3.3 Hambatan dan Tantangan yang dihadapi oleh Kelompok Prenjak dan Kelompok Camar dalam Pengelolaan Lingkungan Pesisir Dalam penelitian ini akan diterapkan pendekatan dengan 2 (dua) metode yang digabungkan yaitu analisis SWOT dan analisis PESTEL. Penggabungan kedua metode ini diharapkan akan menjadi kombinasi yang akurat dalam melihat kondisi internal dan eksternal kelompok yang dapat mempengaruhi perannya. Dapat kita lihat bahwa kekuatan peran dari Kelompok Prenjak untuk pengelolaan lingkungan pesisir di Tapak Kelurahan Tugurejo adalah banyaknya dukungan dari masyarakat sekitar berupa tingginya tingkat partisipasi warga untuk mengikuti kegiatan kelompok, konsep ecoedu wisata yang sudah dijalankan menjadi daya tarik tersendiri terhadap pesisir di Tapak sehingga mampu turut memberikan pemberdayaan kepada warga sekitar, serta upaya untuk terus memperjuangkan lingkungan pesisir Tapak terutama ekosistem mangrove dari rencana reklamasi. Sedangkan kelemahan dari peran itu sendiri berasal dari luar dimana rencana reklamasi akan dijalankan oleh para pengembang mengingat status lahan pesisir Tapak adalah milik swasta serta permasalahan pencemaran yang belum bisa dihindari oleh kelompok.

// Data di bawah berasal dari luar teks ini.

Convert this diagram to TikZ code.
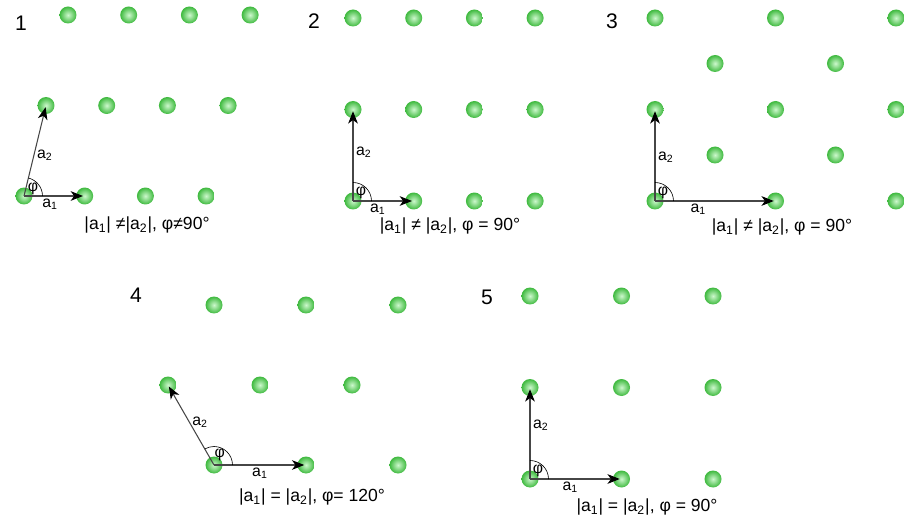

Sedangkan kekuatan peran dari Kelompok Camar untuk pengelolaan lingkungan pesisir di Tambakrejo Kelurahan Tanjung Mas adalah mampu menyerap berbagai pendampingan dan pelatihan yang didapat secara cepat sehingga menumbuhkan progress secara signifikan baik dari segi kapasitas kelompok maupun upaya konservasi mangrove di Tambakrejo yang dimulai dari nol kegiatan penanamannya, sedang menjadi pusat objek instansi pemerintah untuk dilakukan berbagai pelatihan mengingat umur Kelompok Camar masih sangat muda jika dibandingkan dengan kelompok lain, dan berbagai bantuan yang mudah didapat oleh kelompok. Namun kelemahan dari peran kelompok ini sendiri terdapat pada rendahnya partisipasi dari warga sekitar yang belum tertarik untuk ikut tergabung atau mengikuti kegiatan dari Kelompok Camar serta kemandirian kelompok yang bisa terancam karena sering mendapatkan bantuan.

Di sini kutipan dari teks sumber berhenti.